In Kasten v. Saint-Gobain Performance Plastics Corp., 570 F.3d 834 (7th Cir. 2009), the United States Court of Appeals for the Seventh Circuit held that a complaint against an employer under the Fair Labor Standards Act, 29 U.S.C. 201 et seq. ("FLSA"), must be in writing in order to trigger the statute's anti-retaliation provision.
Plaintiff Kevin Kasten filed suit under the FLSA claiming that his employer had retaliated against him on the basis of his verbal complaints regarding the physical placement of company time clocks. Specifically, Kasten complained that the location of the time clocks required personnel to put on their protective work gear before "swiping in" and to take off their gear after "swiping out," costing them between twenty minutes and two and a half hours of paid time per week. According to Kasten, the employer terminated his employment in retaliation for these verbal complaints.

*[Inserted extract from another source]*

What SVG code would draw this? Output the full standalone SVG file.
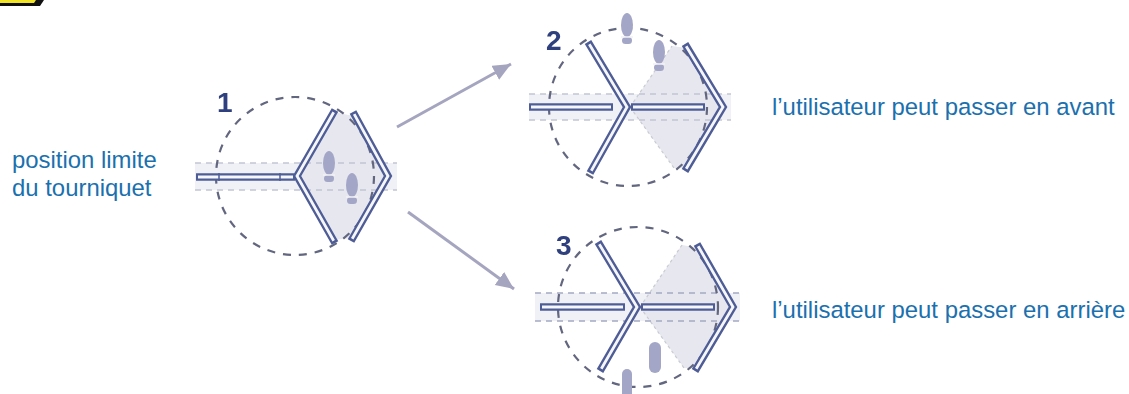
<svg xmlns="http://www.w3.org/2000/svg" width="1129" height="394" viewBox="0 0 1129 394">
<style>
text{font-family:"Liberation Sans",Arial,sans-serif}
.l{font-size:23.9px;fill:#1b70ae}
.n{font-size:28px;font-weight:bold;fill:#2f3f7d}
.c{fill:none;stroke:#62667f;stroke-width:2.2;stroke-dasharray:8 8}
.band{fill:#f0f1f7}
.bd{fill:none;stroke:#c2c5d3;stroke-width:1.6;stroke-dasharray:6 5}
.bd3{stroke:#a4a9c4}
.sec{fill:#e7e8ef}
.secl{fill:none;stroke:#c9cbd3;stroke-width:1.2;stroke-dasharray:3 3}
.ao{fill:none;stroke:#4f5d96;stroke-width:7.5;stroke-linejoin:miter}
.ai{fill:none;stroke:#f6f7fb;stroke-width:2.8;stroke-linejoin:miter}
.fp{fill:#a3a6c6}
.fh{stroke:#f2f2f6;stroke-width:1.5}
.conn{stroke:#a5a5c0;stroke-width:3;fill:none}
.soft{filter:url(#soft)}
</style>
<defs>
<filter id="soft" x="-5%" y="-5%" width="110%" height="110%"><feGaussianBlur stdDeviation="0.4"/></filter>
<marker id="ah" markerUnits="userSpaceOnUse" markerWidth="20" markerHeight="18" refX="18" refY="8" orient="auto"><path d="M0 0L18 8L0 16Z" fill="#a5a5c0"/></marker>
<g id="foot"><ellipse cx="0" cy="-4" rx="6" ry="12" class="fp"/><rect x="-5" y="8" width="10" height="7" rx="3.5" class="fp"/><path d="M-6 8H6" class="fh"/></g>
</defs>
<g id="warning"><path d="M0 0H44L40 6H0Z" fill="#111"/><path d="M0 0H36L34 3H0Z" fill="#f2e422"/></g>
<g id="connectors" class="soft">
<path class="conn" d="M397 127L511 64" marker-end="url(#ah)"/>
<path class="conn" d="M408 212L514 289" marker-end="url(#ah)"/>
</g>
<g id="turnstile-1" class="soft">
<rect class="band" x="195" y="163" width="202" height="27"/>
<path class="sec" d="M297 176L333 112L354 116L386 176L353 238L333 240Z"/>
<path class="bd" d="M195 163H397M195 190H397"/>
<circle class="c" cx="295" cy="176" r="79"/>
<use href="#foot" x="329" y="167"/><use href="#foot" x="352" y="189"/>
<path class="ao" d="M196 177H295M335 110L297 176L335 243M353 112L388 176L351 241"/>
<path class="ai" d="M198 177H293M333.7 112.2L297 176L333.7 240.8M354.2 114.2L388 176L352.2 238.8"/>
<path d="M219 173V181M280 173V181" stroke="#4f5d96" stroke-width="1.5"/>
<text class="n" x="217" y="112">1</text>
</g>
<g id="turnstile-2" class="soft">
<rect class="band" x="529" y="94" width="202" height="26"/>
<path class="sec" d="M630 107L672 46L687 48L721 107L687 168L674 168Z"/>
<path class="secl" d="M630 107L672 46M630 107L674 168"/>
<path class="bd" d="M529 94H731M529 120H731"/>
<circle class="c" cx="628" cy="107" r="79"/>
<use href="#foot" x="627" y="29"/><use href="#foot" x="659" y="56"/>
<path class="ao" d="M529 107H613M631 107H705M588 42L627 107L590 173M685 44L723 107L685 171"/>
<path class="ai" d="M531 107H611M633 107H703M589.3 44.2L627 107L591.3 170.8M686.2 46.2L723 107L686.2 168.8"/>
<text class="n" x="546" y="50">2</text>
</g>
<g id="turnstile-3" class="soft">
<rect class="band" x="535" y="293" width="205" height="28"/>
<path class="sec" d="M640 307L682 245L699 248L731 307L697 368L684 368Z"/>
<path class="secl" d="M640 307L682 245M640 307L684 368"/>
<path class="bd bd3" d="M535 293H740M535 321H740"/>
<circle class="c" cx="638" cy="307" r="80"/>
<path class="fp" d="M649 348a6 6 0 0 1 12 0V367a6 6 0 0 1-12 0Z"/>
<path class="fp" d="M622 374a5 5 0 0 1 10 0V394H622Z"/>
<path class="ao" d="M540 307H625M641 307H715M598 242L637 307L600 371M697 244L733 307L695 371"/>
<path class="ai" d="M542 307H623M643 307H713M599.3 244.2L637 307L601.3 368.8M698.2 246.2L733 307L696.2 368.8"/>
<text class="n" x="556" y="255">3</text>
</g>
<g id="labels">
<text class="l" x="12" y="168">position limite</text>
<text class="l" x="12" y="196">du tourniquet</text>
<text class="l" x="772" y="115">l’utilisateur peut passer en avant</text>
<text class="l" x="772" y="318">l’utilisateur peut passer en arrière</text>
</g>
</svg>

Kasten filed a lawsuit against the employer, alleging that it had retaliated against him in violation of the FLSA. The district court granted summary judgment for the employer, dismissing Kasten's claim. Kasten appealed and the Seventh Circuit affirmed.
The FLSA prohibits an employer from discharging or otherwise discriminating against an employee "because such employee has filed any complaint" under the FLSA (emphasis added). Based upon this language, the Seventh Circuit held that in order to state a retaliation claim under the FLSA, an employee's complaint must be in writing.
In Kasten, the Supreme Court is expected to decide whether the anti-retaliation provision of the FLSA protects employees who only make verbal complaints about wage and hour violations.